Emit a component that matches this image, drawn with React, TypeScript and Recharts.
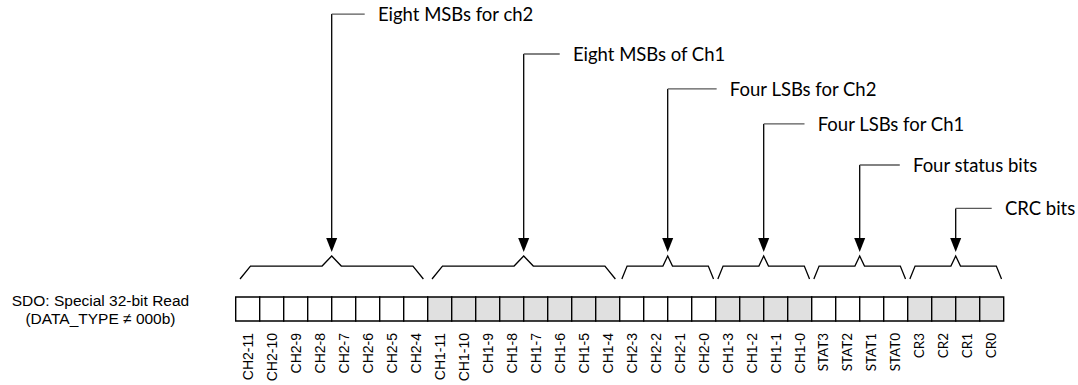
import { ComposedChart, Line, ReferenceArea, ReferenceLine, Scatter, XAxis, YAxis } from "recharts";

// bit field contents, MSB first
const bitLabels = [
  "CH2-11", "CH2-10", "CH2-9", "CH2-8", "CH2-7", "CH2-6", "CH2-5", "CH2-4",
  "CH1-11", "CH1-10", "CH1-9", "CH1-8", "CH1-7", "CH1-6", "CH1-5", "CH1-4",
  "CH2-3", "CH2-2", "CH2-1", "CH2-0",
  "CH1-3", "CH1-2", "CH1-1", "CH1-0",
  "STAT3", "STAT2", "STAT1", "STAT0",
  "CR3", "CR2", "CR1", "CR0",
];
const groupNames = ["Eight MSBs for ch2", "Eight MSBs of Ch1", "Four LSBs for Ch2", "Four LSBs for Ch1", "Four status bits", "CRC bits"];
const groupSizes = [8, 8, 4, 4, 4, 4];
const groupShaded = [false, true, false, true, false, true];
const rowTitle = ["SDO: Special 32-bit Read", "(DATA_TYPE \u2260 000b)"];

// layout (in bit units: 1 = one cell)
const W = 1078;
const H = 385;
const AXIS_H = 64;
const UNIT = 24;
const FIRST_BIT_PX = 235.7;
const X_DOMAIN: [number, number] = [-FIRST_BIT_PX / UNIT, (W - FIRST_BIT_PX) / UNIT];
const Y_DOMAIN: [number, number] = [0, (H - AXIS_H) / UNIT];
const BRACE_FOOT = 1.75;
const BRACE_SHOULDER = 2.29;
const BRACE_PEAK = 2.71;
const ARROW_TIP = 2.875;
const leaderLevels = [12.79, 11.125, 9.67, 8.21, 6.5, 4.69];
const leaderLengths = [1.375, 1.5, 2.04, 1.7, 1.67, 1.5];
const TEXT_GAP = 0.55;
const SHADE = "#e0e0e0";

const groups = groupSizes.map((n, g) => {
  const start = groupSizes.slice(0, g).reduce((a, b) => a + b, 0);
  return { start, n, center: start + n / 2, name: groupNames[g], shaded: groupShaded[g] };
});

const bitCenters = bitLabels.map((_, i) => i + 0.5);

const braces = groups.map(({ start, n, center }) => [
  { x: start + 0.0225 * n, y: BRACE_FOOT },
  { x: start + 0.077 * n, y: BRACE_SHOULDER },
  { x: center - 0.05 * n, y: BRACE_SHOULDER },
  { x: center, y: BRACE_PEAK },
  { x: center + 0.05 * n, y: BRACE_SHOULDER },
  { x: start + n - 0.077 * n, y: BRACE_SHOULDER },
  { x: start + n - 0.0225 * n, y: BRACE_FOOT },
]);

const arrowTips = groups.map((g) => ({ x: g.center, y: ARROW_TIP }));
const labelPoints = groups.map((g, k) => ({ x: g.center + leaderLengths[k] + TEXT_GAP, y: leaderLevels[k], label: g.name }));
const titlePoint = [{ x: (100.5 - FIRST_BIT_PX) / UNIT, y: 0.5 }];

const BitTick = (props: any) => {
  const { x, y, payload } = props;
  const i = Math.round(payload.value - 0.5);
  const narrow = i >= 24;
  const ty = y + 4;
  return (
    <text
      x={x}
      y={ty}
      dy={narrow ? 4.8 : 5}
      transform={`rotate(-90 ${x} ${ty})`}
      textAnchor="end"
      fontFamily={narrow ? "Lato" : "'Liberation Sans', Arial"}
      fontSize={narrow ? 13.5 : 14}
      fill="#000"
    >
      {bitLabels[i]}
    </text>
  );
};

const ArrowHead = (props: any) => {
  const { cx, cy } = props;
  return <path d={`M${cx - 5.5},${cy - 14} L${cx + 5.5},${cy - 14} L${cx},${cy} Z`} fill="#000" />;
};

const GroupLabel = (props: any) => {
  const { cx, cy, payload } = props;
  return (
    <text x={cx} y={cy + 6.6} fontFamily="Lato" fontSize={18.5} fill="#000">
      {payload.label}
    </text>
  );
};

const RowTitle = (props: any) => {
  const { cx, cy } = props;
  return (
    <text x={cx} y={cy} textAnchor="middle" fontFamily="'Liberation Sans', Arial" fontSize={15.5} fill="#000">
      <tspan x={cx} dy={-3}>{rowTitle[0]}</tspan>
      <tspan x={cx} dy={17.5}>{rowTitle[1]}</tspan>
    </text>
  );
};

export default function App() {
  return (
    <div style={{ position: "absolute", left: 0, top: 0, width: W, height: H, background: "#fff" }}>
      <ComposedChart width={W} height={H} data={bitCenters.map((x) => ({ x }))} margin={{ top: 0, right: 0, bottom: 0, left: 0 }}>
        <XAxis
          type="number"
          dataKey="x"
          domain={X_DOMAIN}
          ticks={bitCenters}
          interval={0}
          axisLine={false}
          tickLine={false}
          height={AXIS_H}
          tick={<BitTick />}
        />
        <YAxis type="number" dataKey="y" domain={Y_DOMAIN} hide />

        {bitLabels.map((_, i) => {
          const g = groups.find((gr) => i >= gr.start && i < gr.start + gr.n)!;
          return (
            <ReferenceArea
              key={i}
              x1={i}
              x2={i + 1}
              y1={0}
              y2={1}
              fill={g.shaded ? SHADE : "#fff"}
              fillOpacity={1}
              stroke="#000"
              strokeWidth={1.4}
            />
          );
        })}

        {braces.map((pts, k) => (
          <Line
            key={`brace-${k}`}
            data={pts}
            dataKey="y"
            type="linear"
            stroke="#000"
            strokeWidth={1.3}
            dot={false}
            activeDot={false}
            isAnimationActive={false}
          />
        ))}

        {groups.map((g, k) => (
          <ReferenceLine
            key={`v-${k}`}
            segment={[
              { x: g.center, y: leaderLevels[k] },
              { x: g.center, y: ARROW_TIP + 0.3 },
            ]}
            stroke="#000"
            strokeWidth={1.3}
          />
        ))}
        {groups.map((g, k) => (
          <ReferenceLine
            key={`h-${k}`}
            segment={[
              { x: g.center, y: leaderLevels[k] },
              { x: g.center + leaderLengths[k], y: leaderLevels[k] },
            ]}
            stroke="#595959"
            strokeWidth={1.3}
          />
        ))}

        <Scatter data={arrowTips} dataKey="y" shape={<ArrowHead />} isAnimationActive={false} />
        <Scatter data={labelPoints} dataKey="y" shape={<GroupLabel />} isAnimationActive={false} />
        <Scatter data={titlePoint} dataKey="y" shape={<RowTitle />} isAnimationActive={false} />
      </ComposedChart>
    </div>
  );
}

**PROBLEM REQUIREMENTS**
Return all of the data exactly as written, and drop the pictures.

**SOLUTION TO THE PROBLEM**
Emit a component that matches this image, drawn with React, TypeScript and Recharts.
import { ComposedChart, Line, ReferenceArea, ReferenceLine, Scatter, XAxis, YAxis } from "recharts";

// bit field contents, MSB first
const bitLabels = [
  "CH2-11", "CH2-10", "CH2-9", "CH2-8", "CH2-7", "CH2-6", "CH2-5", "CH2-4",
  "CH1-11", "CH1-10", "CH1-9", "CH1-8", "CH1-7", "CH1-6", "CH1-5", "CH1-4",
  "CH2-3", "CH2-2", "CH2-1", "CH2-0",
  "CH1-3", "CH1-2", "CH1-1", "CH1-0",
  "STAT3", "STAT2", "STAT1", "STAT0",
  "CR3", "CR2", "CR1", "CR0",
];
const groupNames = ["Eight MSBs for ch2", "Eight MSBs of Ch1", "Four LSBs for Ch2", "Four LSBs for Ch1", "Four status bits", "CRC bits"];
const groupSizes = [8, 8, 4, 4, 4, 4];
const groupShaded = [false, true, false, true, false, true];
const rowTitle = ["SDO: Special 32-bit Read", "(DATA_TYPE \u2260 000b)"];

// layout (in bit units: 1 = one cell)
const W = 1078;
const H = 385;
const AXIS_H = 64;
const UNIT = 24;
const FIRST_BIT_PX = 235.7;
const X_DOMAIN: [number, number] = [-FIRST_BIT_PX / UNIT, (W - FIRST_BIT_PX) / UNIT];
const Y_DOMAIN: [number, number] = [0, (H - AXIS_H) / UNIT];
const BRACE_FOOT = 1.75;
const BRACE_SHOULDER = 2.29;
const BRACE_PEAK = 2.71;
const ARROW_TIP = 2.875;
const leaderLevels = [12.79, 11.125, 9.67, 8.21, 6.5, 4.69];
const leaderLengths = [1.375, 1.5, 2.04, 1.7, 1.67, 1.5];
const TEXT_GAP = 0.55;
const SHADE = "#e0e0e0";

const groups = groupSizes.map((n, g) => {
  const start = groupSizes.slice(0, g).reduce((a, b) => a + b, 0);
  return { start, n, center: start + n / 2, name: groupNames[g], shaded: groupShaded[g] };
});

const bitCenters = bitLabels.map((_, i) => i + 0.5);

const braces = groups.map(({ start, n, center }) => [
  { x: start + 0.0225 * n, y: BRACE_FOOT },
  { x: start + 0.077 * n, y: BRACE_SHOULDER },
  { x: center - 0.05 * n, y: BRACE_SHOULDER },
  { x: center, y: BRACE_PEAK },
  { x: center + 0.05 * n, y: BRACE_SHOULDER },
  { x: start + n - 0.077 * n, y: BRACE_SHOULDER },
  { x: start + n - 0.0225 * n, y: BRACE_FOOT },
]);

const arrowTips = groups.map((g) => ({ x: g.center, y: ARROW_TIP }));
const labelPoints = groups.map((g, k) => ({ x: g.center + leaderLengths[k] + TEXT_GAP, y: leaderLevels[k], label: g.name }));
const titlePoint = [{ x: (100.5 - FIRST_BIT_PX) / UNIT, y: 0.5 }];

const BitTick = (props: any) => {
  const { x, y, payload } = props;
  const i = Math.round(payload.value - 0.5);
  const narrow = i >= 24;
  const ty = y + 4;
  return (
    <text
      x={x}
      y={ty}
      dy={narrow ? 4.8 : 5}
      transform={`rotate(-90 ${x} ${ty})`}
      textAnchor="end"
      fontFamily={narrow ? "Lato" : "'Liberation Sans', Arial"}
      fontSize={narrow ? 13.5 : 14}
      fill="#000"
    >
      {bitLabels[i]}
    </text>
  );
};

const ArrowHead = (props: any) => {
  const { cx, cy } = props;
  return <path d={`M${cx - 5.5},${cy - 14} L${cx + 5.5},${cy - 14} L${cx},${cy} Z`} fill="#000" />;
};

const GroupLabel = (props: any) => {
  const { cx, cy, payload } = props;
  return (
    <text x={cx} y={cy + 6.6} fontFamily="Lato" fontSize={18.5} fill="#000">
      {payload.label}
    </text>
  );
};

const RowTitle = (props: any) => {
  const { cx, cy } = props;
  return (
    <text x={cx} y={cy} textAnchor="middle" fontFamily="'Liberation Sans', Arial" fontSize={15.5} fill="#000">
      <tspan x={cx} dy={-3}>{rowTitle[0]}</tspan>
      <tspan x={cx} dy={17.5}>{rowTitle[1]}</tspan>
    </text>
  );
};

export default function App() {
  return (
    <div style={{ position: "absolute", left: 0, top: 0, width: W, height: H, background: "#fff" }}>
      <ComposedChart width={W} height={H} data={bitCenters.map((x) => ({ x }))} margin={{ top: 0, right: 0, bottom: 0, left: 0 }}>
        <XAxis
          type="number"
          dataKey="x"
          domain={X_DOMAIN}
          ticks={bitCenters}
          interval={0}
          axisLine={false}
          tickLine={false}
          height={AXIS_H}
          tick={<BitTick />}
        />
        <YAxis type="number" dataKey="y" domain={Y_DOMAIN} hide />

        {bitLabels.map((_, i) => {
          const g = groups.find((gr) => i >= gr.start && i < gr.start + gr.n)!;
          return (
            <ReferenceArea
              key={i}
              x1={i}
              x2={i + 1}
              y1={0}
              y2={1}
              fill={g.shaded ? SHADE : "#fff"}
              fillOpacity={1}
              stroke="#000"
              strokeWidth={1.4}
            />
          );
        })}

        {braces.map((pts, k) => (
          <Line
            key={`brace-${k}`}
            data={pts}
            dataKey="y"
            type="linear"
            stroke="#000"
            strokeWidth={1.3}
            dot={false}
            activeDot={false}
            isAnimationActive={false}
          />
        ))}

        {groups.map((g, k) => (
          <ReferenceLine
            key={`v-${k}`}
            segment={[
              { x: g.center, y: leaderLevels[k] },
              { x: g.center, y: ARROW_TIP + 0.3 },
            ]}
            stroke="#000"
            strokeWidth={1.3}
          />
        ))}
        {groups.map((g, k) => (
          <ReferenceLine
            key={`h-${k}`}
            segment={[
              { x: g.center, y: leaderLevels[k] },
              { x: g.center + leaderLengths[k], y: leaderLevels[k] },
            ]}
            stroke="#595959"
            strokeWidth={1.3}
          />
        ))}

        <Scatter data={arrowTips} dataKey="y" shape={<ArrowHead />} isAnimationActive={false} />
        <Scatter data={labelPoints} dataKey="y" shape={<GroupLabel />} isAnimationActive={false} />
        <Scatter data={titlePoint} dataKey="y" shape={<RowTitle />} isAnimationActive={false} />
      </ComposedChart>
    </div>
  );
}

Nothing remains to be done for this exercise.